Data shown:
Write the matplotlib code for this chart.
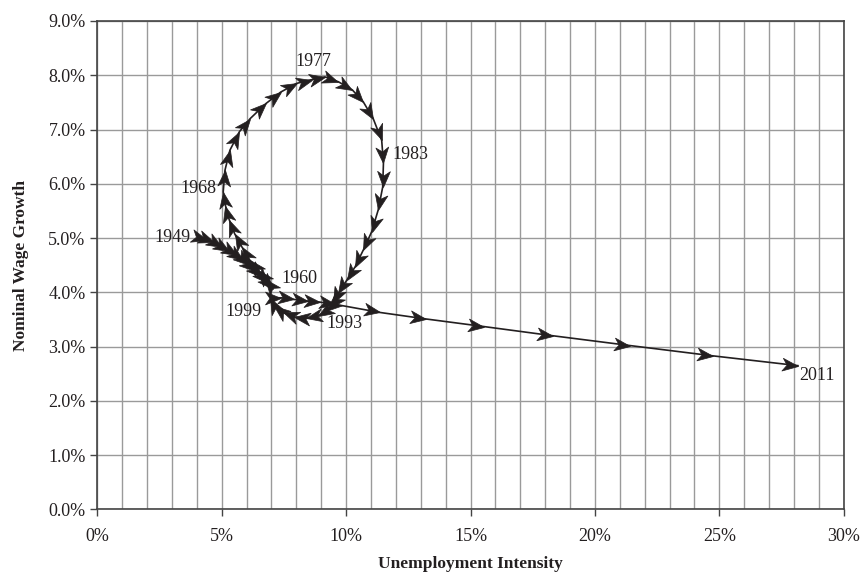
import matplotlib
matplotlib.use('Agg')
import numpy as np
import matplotlib.pyplot as plt
from matplotlib.ticker import MultipleLocator, FuncFormatter
from matplotlib.path import Path
from matplotlib.markers import MarkerStyle
from matplotlib.transforms import Affine2D

# Data (percent)
years = list(range(1949, 2012))
unemployment = [4.10, 4.40, 4.70, 5.00, 5.30, 5.60, 5.85, 6.10, 6.35, 6.60, 6.85, 7.05,   # 1949-1960
                6.75, 6.45, 6.12, 5.82, 5.52, 5.30, 5.15, 5.06,                           # 1961-1968
                5.13, 5.33, 5.71, 6.14, 6.78, 7.37, 8.01, 8.62, 9.15,                     # 1969-1977
                9.69, 10.25, 10.69, 11.09, 11.43, 11.50,                                  # 1978-1983
                11.47, 11.29, 11.03, 10.69, 10.36, 10.02, 9.69, 9.49, 9.35, 9.20,         # 1984-1993
                8.85, 8.40, 7.90, 7.45, 7.12, 6.95,                                       # 1994-1999
                7.40, 7.90, 8.45, 8.95, 9.55, 11.36,                                      # 2000-2005
                13.21, 15.54, 18.32, 21.41, 24.75, 28.16]                                 # 2006-2011
wage_growth = [5.01, 4.97, 4.92, 4.84, 4.76, 4.68, 4.60, 4.50, 4.40, 4.29, 4.17, 4.07,
               4.24, 4.41, 4.60, 4.83, 5.08, 5.34, 5.60, 5.85,
               6.25, 6.62, 6.96, 7.20, 7.48, 7.69, 7.85, 7.92, 7.97,
               7.88, 7.73, 7.51, 7.20, 6.80, 6.38,
               5.94, 5.52, 5.12, 4.78, 4.47, 4.22, 3.98, 3.80, 3.72, 3.66,
               3.56, 3.52, 3.55, 3.63, 3.75, 3.90,
               3.90, 3.87, 3.84, 3.82, 3.78, 3.63,
               3.51, 3.37, 3.20, 3.02, 2.83, 2.65]

# labelled years and where their text sits (offset in pixels, alignment)
label_years = [1949, 1960, 1968, 1977, 1983, 1993, 1999, 2011]
label_offsets = [(-9, 0), (9, 10), (-7, 3), (-12, 15), (9, 9), (0, -13), (-9, -14), (1, -10)]
label_align = ['right', 'left', 'right', 'center', 'left', 'left', 'right', 'left']

ink = '#231f20'
plt.rcParams['font.family'] = ['Liberation Serif', 'DejaVu Serif']

fig = plt.figure(figsize=(8.62, 5.72), dpi=100)
ax = fig.add_axes([0.1129, 0.1093, 0.8659, 0.854])

ax.set_xlim(0, 30)
ax.set_ylim(0, 9)
ax.xaxis.set_major_locator(MultipleLocator(5))
ax.xaxis.set_minor_locator(MultipleLocator(1))
ax.yaxis.set_major_locator(MultipleLocator(1))
ax.xaxis.set_major_formatter(FuncFormatter(lambda v, p: '{:.0f}%'.format(v)))
ax.yaxis.set_major_formatter(FuncFormatter(lambda v, p: '{:.1f}%'.format(v)))

ax.grid(True, which='both', axis='x', color='#9a9a9a', lw=1.0)
ax.grid(True, which='major', axis='y', color='#9a9a9a', lw=1.0)
ax.set_axisbelow(True)
ax.tick_params(which='major', direction='out', length=5, width=1, color='#444444',
               labelsize=13, labelcolor=ink)
ax.tick_params(axis='x', which='major', pad=8)
ax.tick_params(which='minor', length=0)
for s in ax.spines.values():
    s.set_color('#444444')
    s.set_linewidth(1.2)

# path line
ax.plot(unemployment, wage_growth, color=ink, lw=1.2, zorder=3)

# stealth arrowhead, tip at (0, 0), pointing along +x
head = Path([(0, 0), (-1, 0.4), (-0.72, 0), (-1, -0.4), (0, 0)],
            [Path.MOVETO, Path.LINETO, Path.LINETO, Path.LINETO, Path.CLOSEPOLY])
for i in range(len(years) - 1):
    p0 = ax.transData.transform((unemployment[i], wage_growth[i]))
    p1 = ax.transData.transform((unemployment[i + 1], wage_growth[i + 1]))
    ang = np.arctan2(p1[1] - p0[1], p1[0] - p0[0])
    m = MarkerStyle(head, transform=Affine2D().rotate(ang))
    ax.plot(unemployment[i + 1], wage_growth[i + 1], marker=m, ms=23,
            color=ink, mec=ink, mew=0.5, ls='none', zorder=4)

for yr, off, ha in zip(label_years, label_offsets, label_align):
    i = years.index(yr)
    ax.annotate(str(yr), xy=(unemployment[i], wage_growth[i]), xytext=off,
                textcoords='offset pixels', ha=ha, va='center', fontsize=13, color=ink)

ax.set_xlabel('Unemployment Intensity', fontsize=12.5, fontweight='bold', color=ink, labelpad=8)
ax.set_ylabel('Nominal Wage Growth', fontsize=12.5, fontweight='bold', color=ink, labelpad=14)

fig.savefig('out.png', dpi=100)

Requirement:
Your task is to repeat the material above exactly, without its pictures.

Exercise response:
Write the matplotlib code for this chart.
import matplotlib
matplotlib.use('Agg')
import numpy as np
import matplotlib.pyplot as plt
from matplotlib.ticker import MultipleLocator, FuncFormatter
from matplotlib.path import Path
from matplotlib.markers import MarkerStyle
from matplotlib.transforms import Affine2D

# Data (percent)
years = list(range(1949, 2012))
unemployment = [4.10, 4.40, 4.70, 5.00, 5.30, 5.60, 5.85, 6.10, 6.35, 6.60, 6.85, 7.05,   # 1949-1960
                6.75, 6.45, 6.12, 5.82, 5.52, 5.30, 5.15, 5.06,                           # 1961-1968
                5.13, 5.33, 5.71, 6.14, 6.78, 7.37, 8.01, 8.62, 9.15,                     # 1969-1977
                9.69, 10.25, 10.69, 11.09, 11.43, 11.50,                                  # 1978-1983
                11.47, 11.29, 11.03, 10.69, 10.36, 10.02, 9.69, 9.49, 9.35, 9.20,         # 1984-1993
                8.85, 8.40, 7.90, 7.45, 7.12, 6.95,                                       # 1994-1999
                7.40, 7.90, 8.45, 8.95, 9.55, 11.36,                                      # 2000-2005
                13.21, 15.54, 18.32, 21.41, 24.75, 28.16]                                 # 2006-2011
wage_growth = [5.01, 4.97, 4.92, 4.84, 4.76, 4.68, 4.60, 4.50, 4.40, 4.29, 4.17, 4.07,
               4.24, 4.41, 4.60, 4.83, 5.08, 5.34, 5.60, 5.85,
               6.25, 6.62, 6.96, 7.20, 7.48, 7.69, 7.85, 7.92, 7.97,
               7.88, 7.73, 7.51, 7.20, 6.80, 6.38,
               5.94, 5.52, 5.12, 4.78, 4.47, 4.22, 3.98, 3.80, 3.72, 3.66,
               3.56, 3.52, 3.55, 3.63, 3.75, 3.90,
               3.90, 3.87, 3.84, 3.82, 3.78, 3.63,
               3.51, 3.37, 3.20, 3.02, 2.83, 2.65]

# labelled years and where their text sits (offset in pixels, alignment)
label_years = [1949, 1960, 1968, 1977, 1983, 1993, 1999, 2011]
label_offsets = [(-9, 0), (9, 10), (-7, 3), (-12, 15), (9, 9), (0, -13), (-9, -14), (1, -10)]
label_align = ['right', 'left', 'right', 'center', 'left', 'left', 'right', 'left']

ink = '#231f20'
plt.rcParams['font.family'] = ['Liberation Serif', 'DejaVu Serif']

fig = plt.figure(figsize=(8.62, 5.72), dpi=100)
ax = fig.add_axes([0.1129, 0.1093, 0.8659, 0.854])

ax.set_xlim(0, 30)
ax.set_ylim(0, 9)
ax.xaxis.set_major_locator(MultipleLocator(5))
ax.xaxis.set_minor_locator(MultipleLocator(1))
ax.yaxis.set_major_locator(MultipleLocator(1))
ax.xaxis.set_major_formatter(FuncFormatter(lambda v, p: '{:.0f}%'.format(v)))
ax.yaxis.set_major_formatter(FuncFormatter(lambda v, p: '{:.1f}%'.format(v)))

ax.grid(True, which='both', axis='x', color='#9a9a9a', lw=1.0)
ax.grid(True, which='major', axis='y', color='#9a9a9a', lw=1.0)
ax.set_axisbelow(True)
ax.tick_params(which='major', direction='out', length=5, width=1, color='#444444',
               labelsize=13, labelcolor=ink)
ax.tick_params(axis='x', which='major', pad=8)
ax.tick_params(which='minor', length=0)
for s in ax.spines.values():
    s.set_color('#444444')
    s.set_linewidth(1.2)

# path line
ax.plot(unemployment, wage_growth, color=ink, lw=1.2, zorder=3)

# stealth arrowhead, tip at (0, 0), pointing along +x
head = Path([(0, 0), (-1, 0.4), (-0.72, 0), (-1, -0.4), (0, 0)],
            [Path.MOVETO, Path.LINETO, Path.LINETO, Path.LINETO, Path.CLOSEPOLY])
for i in range(len(years) - 1):
    p0 = ax.transData.transform((unemployment[i], wage_growth[i]))
    p1 = ax.transData.transform((unemployment[i + 1], wage_growth[i + 1]))
    ang = np.arctan2(p1[1] - p0[1], p1[0] - p0[0])
    m = MarkerStyle(head, transform=Affine2D().rotate(ang))
    ax.plot(unemployment[i + 1], wage_growth[i + 1], marker=m, ms=23,
            color=ink, mec=ink, mew=0.5, ls='none', zorder=4)

for yr, off, ha in zip(label_years, label_offsets, label_align):
    i = years.index(yr)
    ax.annotate(str(yr), xy=(unemployment[i], wage_growth[i]), xytext=off,
                textcoords='offset pixels', ha=ha, va='center', fontsize=13, color=ink)

ax.set_xlabel('Unemployment Intensity', fontsize=12.5, fontweight='bold', color=ink, labelpad=8)
ax.set_ylabel('Nominal Wage Growth', fontsize=12.5, fontweight='bold', color=ink, labelpad=14)

fig.savefig('out.png', dpi=100)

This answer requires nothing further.